DIRECTION. Copy out each line of the data holding "matplotlib".

SUPPLIED INFORMATION.

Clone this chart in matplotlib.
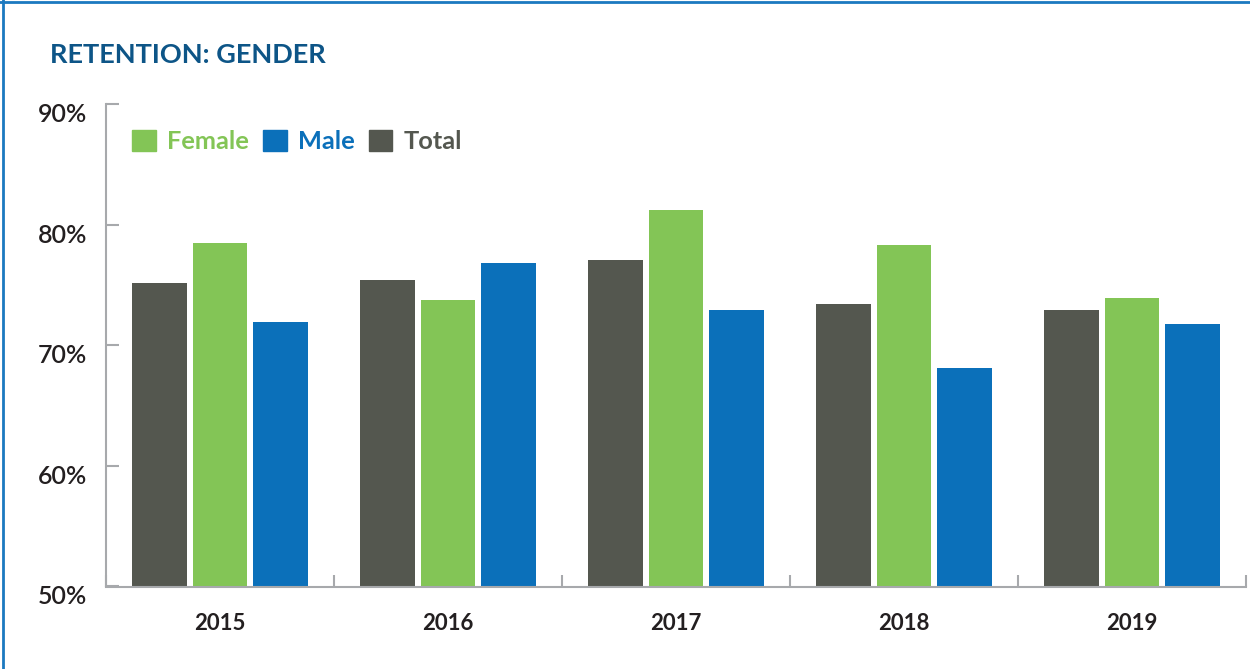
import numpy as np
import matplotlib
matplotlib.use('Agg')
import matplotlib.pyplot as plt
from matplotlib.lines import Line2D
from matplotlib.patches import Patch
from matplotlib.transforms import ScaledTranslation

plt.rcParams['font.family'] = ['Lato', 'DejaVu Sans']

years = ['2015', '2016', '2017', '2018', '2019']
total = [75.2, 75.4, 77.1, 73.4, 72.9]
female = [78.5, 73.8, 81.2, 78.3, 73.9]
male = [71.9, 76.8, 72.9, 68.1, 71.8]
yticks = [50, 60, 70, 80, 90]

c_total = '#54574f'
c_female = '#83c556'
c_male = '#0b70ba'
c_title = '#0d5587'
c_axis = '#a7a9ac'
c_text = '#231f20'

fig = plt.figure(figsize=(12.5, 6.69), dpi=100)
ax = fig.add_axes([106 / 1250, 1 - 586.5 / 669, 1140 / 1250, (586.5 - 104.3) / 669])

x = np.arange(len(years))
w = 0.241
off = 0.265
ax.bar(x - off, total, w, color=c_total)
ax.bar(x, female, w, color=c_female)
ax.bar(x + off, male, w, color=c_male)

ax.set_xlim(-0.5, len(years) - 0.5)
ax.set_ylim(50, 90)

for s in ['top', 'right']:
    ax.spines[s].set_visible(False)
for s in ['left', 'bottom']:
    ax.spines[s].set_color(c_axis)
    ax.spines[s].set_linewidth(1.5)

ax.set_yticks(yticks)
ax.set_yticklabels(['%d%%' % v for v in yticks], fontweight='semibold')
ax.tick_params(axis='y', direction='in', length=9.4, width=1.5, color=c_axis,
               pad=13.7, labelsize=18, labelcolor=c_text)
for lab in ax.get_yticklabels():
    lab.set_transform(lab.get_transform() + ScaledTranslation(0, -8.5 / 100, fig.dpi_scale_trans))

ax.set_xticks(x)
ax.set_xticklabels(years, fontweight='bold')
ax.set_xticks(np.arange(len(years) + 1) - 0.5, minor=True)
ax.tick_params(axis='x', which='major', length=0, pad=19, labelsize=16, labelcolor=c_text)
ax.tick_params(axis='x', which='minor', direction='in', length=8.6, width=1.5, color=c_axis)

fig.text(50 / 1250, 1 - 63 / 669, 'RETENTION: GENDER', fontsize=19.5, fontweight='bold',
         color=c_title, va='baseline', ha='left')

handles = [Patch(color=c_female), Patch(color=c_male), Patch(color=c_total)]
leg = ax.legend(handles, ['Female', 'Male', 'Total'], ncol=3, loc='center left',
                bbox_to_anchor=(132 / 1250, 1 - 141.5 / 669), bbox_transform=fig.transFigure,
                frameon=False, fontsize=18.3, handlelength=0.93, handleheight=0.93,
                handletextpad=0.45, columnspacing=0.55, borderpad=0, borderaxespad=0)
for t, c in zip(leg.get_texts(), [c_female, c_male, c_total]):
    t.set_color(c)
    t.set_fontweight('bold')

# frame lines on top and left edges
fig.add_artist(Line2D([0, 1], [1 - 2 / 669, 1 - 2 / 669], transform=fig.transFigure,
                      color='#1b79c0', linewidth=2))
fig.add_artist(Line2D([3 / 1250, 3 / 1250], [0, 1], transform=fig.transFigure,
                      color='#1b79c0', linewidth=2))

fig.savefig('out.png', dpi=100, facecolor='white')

COMPLETE OUTPUT.
Clone this chart in matplotlib.
import matplotlib
matplotlib.use('Agg')
import matplotlib.pyplot as plt
from matplotlib.lines import Line2D
from matplotlib.patches import Patch
from matplotlib.transforms import ScaledTranslation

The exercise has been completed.